Wednesday, October 18, 2023

Q&A with Deborah Kasdan

 


 

Deborah Kasdan is the author of the new memoir Roll Back the World, which focuses on her family, particularly her late sister Rachel. Kasdan spent 35 years writing about technology and business, and she lives in Connecticut and Massachusetts.

 

Q: What inspired you to write Roll Back the World?

 

A: When Rachel died -–she was 59—I felt a pressing need to tell her story. My older sister was a strong, courageous woman, who endured decades in a psychiatric system that couldn’t help her. Although she survived, she became an outcast from society.

 

I wanted people to understand she was part of a family that loved her, even though we couldn’t care for her. This urge to honor her life was unlike anything I had felt before. I couldn’t ignore it. 

 

Q: The Kirkus Review of the memoir says, in part, “Intricate and affecting, Kasdan’s debut finds hope in the saddest of stories.” What do you think of that description, and what do you hope readers take away from the book?

 

A: I think that's a very insightful description. One of my challenges in writing this memoir was weaving Rachel’s story together with mine, my parents’, and my other three siblings. The dynamics, and the individual journeys we took, make for an intricate tapestry. I don’t know if it’s the saddest story ever told but it’s certainly no beach read.

 

And yes, I do find hope. Rachel was marginalized most of her adult life because of her illness, but shortly before she died she found a community to embrace her. Their compassion, in the spirit of tikkun olam, gives me hope for the future.

 

I hope readers will take away that same sense of compassion and understand how much the simplest acts of outreach can mean to individuals and their families. 

 

Q: How would you describe the relationship between you and your sister Rachel?

 

A: In the book I call Rachel my lodestone; as we moved from city to city I followed her lead in so many areas—friends, books, clothing, music, ideas. 

 

But our personalities were different. She yearned for adventure and travel, and she didn’t mind riling up our parents to get what she wanted.
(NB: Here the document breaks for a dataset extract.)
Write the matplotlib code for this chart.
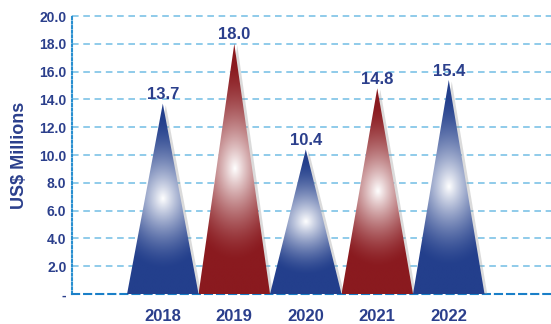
import numpy as np
import matplotlib
matplotlib.use("Agg")
import matplotlib.pyplot as plt
from matplotlib.patches import Polygon
import matplotlib.transforms as mtransforms
from matplotlib.colors import to_rgb

# Annual values (US$ Millions)
years = ["2018", "2019", "2020", "2021", "2022"]
values = [13.7, 18.0, 10.4, 14.8, 15.4]
bar_colors = ["#233f8c", "#8a1a1f", "#233f8c", "#8a1a1f", "#233f8c"]
y_ticks = [0, 2, 4, 6, 8, 10, 12, 14, 16, 18, 20]
y_tick_labels = ["-", "2.0", "4.0", "6.0", "8.0", "10.0", "12.0", "14.0", "16.0", "18.0", "20.0"]

navy = "#2b3f8c"
plt.rcParams["font.family"] = ["Liberation Sans", "DejaVu Sans"]

fig = plt.figure(figsize=(5.51, 3.24), dpi=100)
ax = fig.add_axes([0.1307, 0.0926, 0.8693, 0.858])
ax.set_xlim(-1.27, 5.43)
ax.set_ylim(0, 20)

# dashed horizontal grid
for t in y_ticks[1:]:
    ax.axhline(t, color="#8fcbea", lw=1.4, ls=(0, (3.4, 2.4)), zorder=0, clip_on=False)

half = 0.5


def shaded_pyramid(x, h, color):
    base = np.array(to_rgb(color))
    poly = [(x - half, 0), (x + half, 0), (x, h)]

    # soft drop shadow to the lower right
    shadow_tf = ax.transData + mtransforms.ScaledTranslation(3 / 100, -1.5 / 100, fig.dpi_scale_trans)
    ax.add_patch(Polygon(poly, closed=True, facecolor="#9a9a9a", edgecolor="none",
                         alpha=0.35, transform=shadow_tf, zorder=1))

    nx, ny = 160, 320
    xs = np.linspace(x - half, x + half, nx)
    ys = np.linspace(0, h, ny)
    X, Y = np.meshgrid(xs, ys)
    cy = 0.5 * h
    dx = (X - x) / 0.75
    ry = np.where(Y < cy, 0.37 * h, 0.42 * h)
    dy = (Y - cy) / ry
    t = np.clip(np.sqrt(dx ** 2 + dy ** 2), 0, 1)
    w = (1 - t) ** 1.5
    img = base[None, None, :] * (1 - w[..., None]) + w[..., None] * 1.0
    im = ax.imshow(img, extent=[x - half, x + half, 0, h], origin="lower",
                   aspect="auto", interpolation="bilinear", zorder=2)
    clip = Polygon(poly, closed=True, facecolor="none", edgecolor="none", transform=ax.transData)
    ax.add_patch(clip)
    im.set_clip_path(clip)


for i, (v, c) in enumerate(zip(values, bar_colors)):
    shaded_pyramid(i, v, c)
    ax.annotate(f"{v:.1f}", (i, v), xytext=(0, 1), textcoords="offset points",
                ha="center", va="bottom", fontsize=12, fontweight="bold", color=navy, zorder=4)

ax.set_xlim(-1.27, 5.43)
ax.set_ylim(0, 20)

for s in ["top", "right"]:
    ax.spines[s].set_visible(False)
ax.spines["left"].set_color("#2a8fd0")
ax.spines["left"].set_linestyle((0, (1, 1.2)))
ax.spines["left"].set_linewidth(1.5)
ax.spines["bottom"].set_color("#1a7fc8")
ax.spines["bottom"].set_linestyle((0, (3.4, 2.4)))
ax.spines["bottom"].set_linewidth(1.5)
ax.spines["left"].set_zorder(0)
ax.spines["bottom"].set_zorder(0)

ax.set_yticks(y_ticks)
ax.set_yticklabels(y_tick_labels)
ax.set_xticks(range(len(years)))
ax.set_xticklabels(years)
ax.tick_params(axis="y", length=0, pad=4, labelsize=10, labelcolor=navy)
ax.tick_params(axis="x", length=0, pad=11, labelsize=12, labelcolor=navy)
for lab in ax.get_xticklabels() + ax.get_yticklabels():
    lab.set_fontweight("bold")

ax.set_ylabel("US$ Millions", fontsize=13, fontweight="bold", color=navy)
ax.yaxis.label.set_va("center")
ax.yaxis.set_label_coords(-0.1086, 0.5)

fig.savefig("out.png", dpi=100)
I admired her while I was growing up, but I preferred to keep my head down and avoid major conflict with our parents.

 

She respected my choices as I respected hers —until it became clear she was no longer acting rationally. 

 

Q: What impact did it have on you to write this book?

 

A: While I was writing, I needed a lot of emotional support, and was fortunate to find it. I began to see the price I paid for pushing back painful memories.

 

I gradually gained resolve and confidence in being open about my family's experiences. I’ve never been crazy about the word “cathartic” but in the end writing the book was just that.

 

Best of all, it made feel close to Rachel. She was an avid writer, a budding poet. I think she would be proud of me for writing this book.

 

Q: What are you working on now?

 

A: I’m writing a novel based on my mother’s stories about growing up during the Great Depression. She and two siblings were abandoned by their father, and their immigrant mother was unable to care for them.

 

My mother lived in the Chicago Home for Jewish Orphans in Hyde Park from the age of 7 to 17. She enjoyed the perks—free movies, concerts, ball games, and lots of friends. She was extraordinarily smart and feisty, and never let poverty make her feel deprived.

 

Q: Anything else we should know? 

 

A: My parents, who raised four children during the Cold War, were so left-wing that they attracted the attention of the FBI, who wanted my parents to give them names of people who might be Communists. An FBI agent always made sure to “greet,” or confront them when we moved from one city to another.

 

In 1960 two agents knocked on our front door one evening while we were watching Khrushchev address the United Nations on television. I thought it was funny at the time. But I think Rachel, being older, took the incident more seriously.

 

I suspect that her first-hand experience of actual surveillance turned into irrational fears when she became ill.